I composed a tribute to Martin Kingsbury a Paean for solo viola for his 25th anniversary as publishing director of Faber Music.
I wrote a Jubilate Deo for a Presbyterian church in Abington, Pennsylvania, where Sir David had given a performance of 'Benedictus' and 'Six Romantic Pieces' for clarinet for Thea King, arrangements from various sources. I wrote some solo horn music for a Jonathan Kent theatre production of Ibsen at the Almeida with Claire Bloom and Espen Skjonberg- 'When we dead waken', and an arrangement of one of my Shakespeare songs for an icelandic counter-tenor, Sverrier Gud-Johannson, to sing at Ruskin Spear's funeral: Fear no more the heat of the sun. Ruskin Spear was a great portrait painter and had been a great friend.
At Easter I wrote words and music for a Christmas Lullaby. It was recorded later by a student ensemble which I conducted at the RAM and then broadcast on Classic FM on Christmas Day. The soprano soloists were Emma Bell and my wife Helen. This lovely duet had several later transformations- notably becoming the carol in the Snowman Stage Show, re-arranged for SATB and orchestra.

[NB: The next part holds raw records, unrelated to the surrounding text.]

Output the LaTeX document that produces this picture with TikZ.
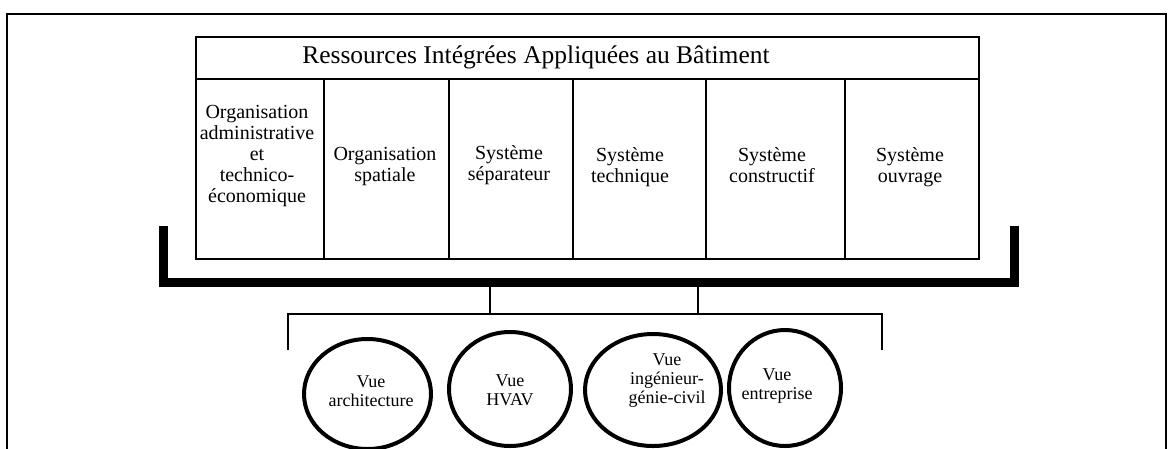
\documentclass[tikz,border=0pt]{standalone}
\usepackage{fontspec}
\setmainfont{Liberation Serif}
\usetikzlibrary{shapes.geometric,calc}
\begin{document}
\begin{tikzpicture}[x=1pt,y=-1pt,
  frameline/.style={line width=1.8pt},
  titlebox/.style={draw,line width=2pt,minimum width=783pt,minimum height=42pt,inner sep=0pt,anchor=north west},
  titletext/.style={inner sep=0pt,font=\fontsize{25.5}{28}\selectfont},
  colbox/.style={draw,line width=2pt,minimum height=180pt,inner sep=0pt,anchor=north west},
  coltext/.style={align=center,inner sep=0pt,font=\fontsize{20}{21}\selectfont},
  bracket/.style={line width=9pt,line cap=rect,line join=miter},
  link/.style={line width=2pt},
  view/.style={draw,ellipse,line width=4pt,inner sep=0pt},
  viewtext/.style={align=center,inner sep=0pt,font=\fontsize{18}{19}\selectfont}
]
\useasboundingbox (0,0) rectangle (1169,448);
\fill[white] (0,0) rectangle (1169,448);
% outer frame (bottom edge lies below the picture)
\draw[frameline] (7,470) -- (7,14) -- (1166,14) -- (1166,470);

% title and columns
\node[titlebox] (title) at (195,36) {};
\node[titletext] (tt) at (536,57) {Ressources Intégrées Appliquées au Bâtiment};
\node[colbox,minimum width=128pt] (c1) at (195,78) {};
\node[colbox,minimum width=125pt] (c2) at (323,78) {};
\node[colbox,minimum width=124pt] (c3) at (448,78) {};
\node[colbox,minimum width=133pt] (c4) at (572,78) {};
\node[colbox,minimum width=139pt] (c5) at (705,78) {};
\node[colbox,minimum width=134pt] (c6) at (844,78) {};

\node[coltext] (t1) at (257,156) {Organisation\\administrative\\et\\technico-\\économique};
\node[coltext] (t2) at (385,167) {Organisation\\spatiale};
\node[coltext] (t3) at (509,165) {Système\\séparateur};
\node[coltext] (t4) at (630,167) {Système\\technique};
\node[coltext] (t5) at (772,165) {Système\\constructif};
\node[coltext] (t6) at (910,167) {Système\\ouvrage};

% bracket
\coordinate (bl) at (163.5,230);
\coordinate (br) at (1014,230);
\coordinate (bb) at (163.5,282.5);
\draw[bracket] (bl) -- (bb) -- (br |- bb) -- (br);

% views
\node[view,minimum width=127pt,minimum height=110pt] (v1) at (367.5,394) {};
\node[view,minimum width=122pt,minimum height=114pt] (v2) at (510,389) {};
\node[view,minimum width=136pt,minimum height=112pt] (v3) at (653,390) {};
\node[view,minimum width=112pt,minimum height=116pt] (v4) at (785,388) {};

\node[viewtext] (w1) at (371,391) {Vue\\architecture};
\node[viewtext] (w2) at (510,390) {Vue\\HVAV};
\node[viewtext] (w3) at (667,381) {Vue\\ingénieur-\\génie-civil};
\node[viewtext] (w4) at (777,386) {Vue\\entreprise};

% connectors
\coordinate (s1) at (490,286);
\coordinate (s2) at (698,286);
\coordinate (hl) at (288,314);
\coordinate (hr) at (882,314);
\coordinate (dl) at (288,350);
\coordinate (dr) at (882,350);
\draw[link] (s1) -- (s1 |- hl);
\draw[link] (s2) -- (s2 |- hl);
\draw[link] (dl) -- (hl) -- (hr) -- (dr);
\end{tikzpicture}
\end{document}
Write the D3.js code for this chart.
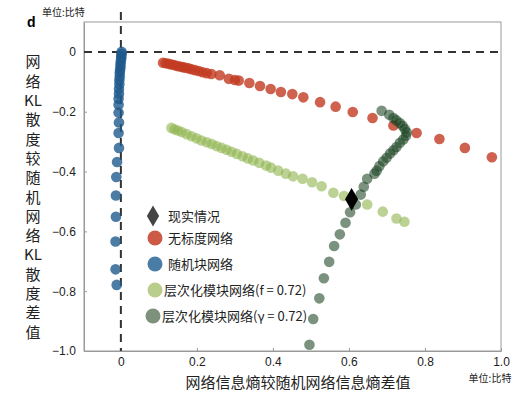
<!DOCTYPE html>
<html>
<head>
  <meta charset="utf-8">
  <script src="https://d3js.org/d3.v7.min.js"></script>
  <style>
    body { margin: 0; background: #fff; }
    svg { display: block; font-family: 'Liberation Sans', 'Noto Sans CJK SC', sans-serif; }
    .cjk { font-family: 'Noto Sans CJK SC', sans-serif; }
  </style>
</head>
<body>
<svg width="527" height="396"></svg>
<script>
  // data: [entropy diff, KL diff]
  var randomBlock = [[0.002,0.0],[0.002,-0.006],[0.001,-0.013],[0.001,-0.021],[0.0,-0.03],[-0.001,-0.04],
    [-0.001,-0.05],[-0.002,-0.06],[-0.003,-0.07],[-0.003,-0.082],[-0.004,-0.095],[-0.004,-0.108],
    [-0.005,-0.124],[-0.005,-0.14],[-0.006,-0.157],[-0.006,-0.177],[-0.006,-0.203],[-0.005,-0.236],
    [-0.006,-0.271],[-0.005,-0.321],[-0.01,-0.368],[-0.012,-0.418],[-0.013,-0.48],[-0.013,-0.551],
    [-0.014,-0.634],[-0.014,-0.727],[-0.011,-0.779]];
  var scaleFree = [[0.111,-0.036],[0.118,-0.038],[0.126,-0.04],[0.133,-0.042],[0.14,-0.044],[0.148,-0.047],
    [0.155,-0.049],[0.163,-0.051],[0.17,-0.053],[0.178,-0.055],[0.186,-0.058],[0.195,-0.061],
    [0.205,-0.064],[0.215,-0.068],[0.226,-0.071],[0.238,-0.074],[0.26,-0.078],[0.284,-0.09],
    [0.3,-0.094],[0.31,-0.096],[0.338,-0.104],[0.366,-0.114],[0.394,-0.124],[0.421,-0.134],
    [0.451,-0.141],[0.48,-0.152],[0.524,-0.168],[0.565,-0.183],[0.61,-0.201],[0.662,-0.221],
    [0.717,-0.246],[0.778,-0.271],[0.838,-0.291],[0.905,-0.321],[0.976,-0.352]];
  var hierF = [[0.133,-0.254],[0.141,-0.259],[0.15,-0.263],[0.16,-0.268],[0.173,-0.275],[0.186,-0.282],
    [0.199,-0.289],[0.212,-0.296],[0.226,-0.302],[0.239,-0.308],[0.252,-0.315],[0.265,-0.321],
    [0.278,-0.327],[0.291,-0.334],[0.305,-0.341],[0.32,-0.349],[0.334,-0.356],[0.348,-0.363],
    [0.364,-0.371],[0.382,-0.38],[0.395,-0.387],[0.414,-0.397],[0.434,-0.407],[0.453,-0.416],
    [0.478,-0.424],[0.503,-0.436],[0.528,-0.449],[0.559,-0.471],[0.587,-0.482],[0.648,-0.51],
    [0.689,-0.534],[0.725,-0.557],[0.746,-0.568]];
  var hierG = [[0.496,-0.979],[0.506,-0.893],[0.522,-0.824],[0.534,-0.757],[0.548,-0.702],[0.561,-0.649],
    [0.576,-0.61],[0.591,-0.571],[0.603,-0.536],[0.618,-0.51],[0.631,-0.477],[0.639,-0.451],
    [0.648,-0.424],[0.667,-0.407],[0.673,-0.397],[0.68,-0.382],[0.69,-0.366],[0.699,-0.354],
    [0.708,-0.34],[0.717,-0.329],[0.725,-0.318],[0.734,-0.304],[0.743,-0.293],[0.75,-0.28],
    [0.752,-0.269],[0.747,-0.258],[0.741,-0.247],[0.734,-0.238],[0.725,-0.229],[0.717,-0.221],
    [0.706,-0.21],[0.686,-0.197]];
  var reality = [[0.607,-0.493]];

  var xTicks = [0, 0.2, 0.4, 0.6, 0.8, 1.0];
  var yTicks = [0, -0.2, -0.4, -0.6, -0.8, -1.0];
  var yLabelLines = ['网','络','KL','散','度','较','随','机','网','络','KL','散','度','差','值'];
  var legendNames = ['现实情况','无标度网络','随机块网络','层次化模块网络(f = 0.72)','层次化模块网络(γ = 0.72)'];

  var svg = d3.select("svg");
  var x = d3.scaleLinear().domain([-0.097, 1.0]).range([84, 501]);
  var y = d3.scaleLinear().domain([0.1, -1.0]).range([22, 351]);

  function fmt(d) { return d === 0 ? "0" : d3.format(".1f")(d); }

  // frame
  svg.append("rect").attr("x", 84).attr("y", 22).attr("width", 417).attr("height", 329)
    .attr("fill", "none").attr("stroke", "#9a9a9a").attr("stroke-width", 1);

  var xAxis = svg.append("g").attr("transform", "translate(0,351)")
    .call(d3.axisBottom(x).tickValues(xTicks).tickFormat(fmt).tickSizeInner(-3).tickSizeOuter(0).tickPadding(6));
  var yAxis = svg.append("g").attr("transform", "translate(84,0)")
    .call(d3.axisLeft(y).tickValues(yTicks).tickFormat(fmt).tickSizeInner(-3).tickSizeOuter(0).tickPadding(7));
  [xAxis, yAxis].forEach(function (a) {
    a.select(".domain").attr("stroke", "#9a9a9a");
    a.selectAll(".tick line").attr("stroke", "#9a9a9a");
    a.selectAll("text").attr("font-size", 12).attr("fill", "#222")
      .attr("font-family", "'Liberation Sans', sans-serif");
  });
  yAxis.selectAll("text").attr("dx", "-0.1em");

  // dashed zero lines
  svg.append("line").attr("x1", 84).attr("x2", 501).attr("y1", y(0)).attr("y2", y(0))
    .attr("stroke", "#333").attr("stroke-width", 2).attr("stroke-dasharray", "8,6");
  svg.append("line").attr("x1", x(0)).attr("x2", x(0)).attr("y1", 12).attr("y2", 351)
    .attr("stroke", "#333").attr("stroke-width", 2).attr("stroke-dasharray", "8,6");

  function dots(data, fill, op) {
    svg.append("g").selectAll("circle").data(data).enter().append("circle")
      .attr("cx", function (d) { return x(d[0]); })
      .attr("cy", function (d) { return y(d[1]); })
      .attr("r", 5.3).attr("fill", fill).attr("fill-opacity", op);
  }
  dots(randomBlock, "#1f5a8c", 0.8);
  dots(scaleFree, "#c23b22", 0.8);
  dots(hierF, "#8fb44e", 0.6);
  dots(hierG, "#1a4420", 0.58);

  var diamond = d3.symbol().type(d3.symbolDiamond).size(150);
  svg.selectAll(".real").data(reality).enter().append("path")
    .attr("transform", function (d) { return "translate(" + x(d[0]) + "," + y(d[1]) + ")"; })
    .attr("d", diamond).attr("fill", "#000");

  // legend
  var legendColors = ["#444", "#cd5a46", "#4a7da5", "#b9cd8c", "#7d917d"];
  var legendY = [216, 238, 264, 290, 316];
  var legendX = [153, 155, 155, 155, 153];
  var textX = [168, 168, 168, 164, 162];
  legendNames.forEach(function (name, i) {
    if (i === 0) {
      svg.append("path").attr("transform", "translate(" + legendX[i] + "," + legendY[i] + ")")
        .attr("d", d3.symbol().type(d3.symbolDiamond).size(130)).attr("fill", legendColors[i]);
    } else {
      svg.append("circle").attr("cx", legendX[i]).attr("cy", legendY[i]).attr("r", 7.5)
        .attr("fill", legendColors[i]);
    }
    svg.append("text").attr("class", "cjk").attr("x", textX[i]).attr("y", legendY[i])
      .attr("dy", "0.36em").attr("font-size", 13).attr("fill", "#222").text(name);
  });

  // y title, stacked
  svg.append("g").selectAll("text").data(yLabelLines).enter().append("text")
    .attr("class", "cjk").attr("x", 33).attr("y", function (d, i) { return 62 + i * 19.3; })
    .attr("dy", "0.36em").attr("text-anchor", "middle").attr("font-size", 15).attr("fill", "#222")
    .text(function (d) { return d; });

  // x title
  svg.append("text").attr("class", "cjk").attr("x", 298).attr("y", 383).attr("dy", "0.36em")
    .attr("text-anchor", "middle").attr("font-size", 15).attr("fill", "#222")
    .text("网络信息熵较随机网络信息熵差值");

  svg.append("text").attr("class", "cjk").attr("x", 490).attr("y", 378).attr("dy", "0.36em")
    .attr("text-anchor", "middle").attr("font-size", 10).attr("fill", "#222").text("单位:比特");
  svg.append("text").attr("class", "cjk").attr("x", 42).attr("y", 12).attr("dy", "0.36em")
    .attr("font-size", 10).attr("fill", "#222").text("单位:比特");
  svg.append("text").attr("x", 27).attr("y", 22).attr("dy", "0.36em")
    .attr("font-size", 14).attr("font-weight", "bold").attr("fill", "#000").text("d");
</script>
</body>
</html>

Through the good offices of the wonderful Belle Shenkman, Ann Sirkett of The Book Club commissioned a Christmas work for The Bach Choir and London Brass. I arranged two of the solo Songs of the Nativity for chorus and 8 brass and composed two new ones, making Four Songs of the Nativity. Sir David Willcocks rehearsed them in the extraordinary acoustic under the dome but at the performance, unexpectedly and most graciously, he handed over the baton allowing me to conduct his superb Bach Choir for the premiere.
I created Serenade for Wind Octet as a commission for The Seaton Festival for The Camerata and clarinettist Janet Hilton. The first movement was derived from an early wind quartet, the first piece I wrote on arriving at the mill, the second from 'Come una marcia lente' in 'Lifecycle', the third from an incomplete early flute concerto. But I was frantic with preparations for the CBS album and didn't have time to go down to Dorset to hear the premiere. Very kindly my father-in-law John Lloyd travelled down there and made a recording, which was splendid.